When some people age, their hair either gets darker, changes shades or begins to turn gray, and they choose to fight nature and color their hair. There are several coloring techniques and many terms for these types of procedures, such as dyeing, coloring and bleaching. In order to achieve the most natural look, most people who opt to change their hair color go to professional color specialists to do so. A hair color specialist has many duties, including customer consulting, mixing the hair color chemicals and applying the hair color products.
One of the most important roles of the color specialist is the customer consultation. Some beauty clients might want a hair color that does not complement their skin tone or facial features, and it is the professional color specialist's job to communicate the advantages and disadvantages of a potential hair color. For example, a fair-skinned woman with pinkish or bluish skin tones will not look good with golden blond hair. Shades of ash blond, however, will complement her skin. Another part of the consultation is letting the customer know how much maintenance is required — and how many times a month it must be done — if he or she chooses a hair color that is drastically different from the natural color.
The hair color specialist typically mixes and pours the actual hair color product as well. Some commercials for over-the-counter hair color advertise how quickly and easily it is to dye one’s own hair, but professional colorists typically mix and match several different colors together to create the perfect shade. The colors must be mixed with the proper amount of toner as well.

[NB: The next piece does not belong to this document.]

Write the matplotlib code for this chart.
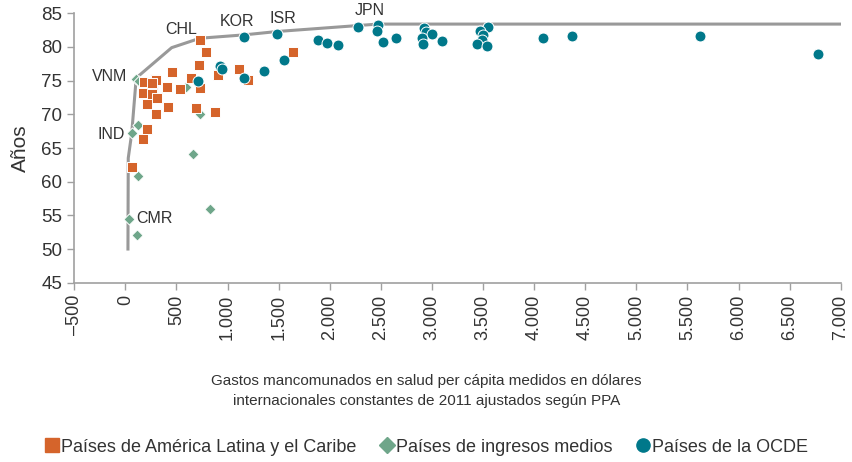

There are several techniques that a hair color specialist might use. One common method is the all-over hair coloring technique. This method typically is used when the customer is darkening his or her natural hair color. The colorist must prevent the hair color from dyeing the customer’s forehead and ears and must wear protective gloves.
Frosting is a technique that was very popular in the 1980s. In this method, the customer wears a plastic hood on his or her head, and the colorist uses a tool similar to a weaving needle to pull small strands of hair out of the hood. The hair color is applied to the external strands, and a plastic bag is placed over the hair.
One technique used by a hair color specialist to create a natural look is the highlight foiling method. The colorist uses a rat tail comb to select small sections of hair at a time. Light hair color product, usually incorporating a bleaching component, is applied to the section and then the entire section is wrapped up in foil. The process can take several hours, depending on how much hair is being highlighted and how thick the customer’s hair is. In all coloring techniques, the color specialist is responsible for timing how long the color product stays on the hair.
Depending on the size and type of the beauty salon, the hair color specialist might play many roles. For example, in expensive, upscale salons, the color specialist has only coloring responsibilities, and other staff members style, cut and even wash the clients’ hair. In small salons, the hair stylists might perform all of these duties as well as other jobs, such as waxing for hair removal or treating nails.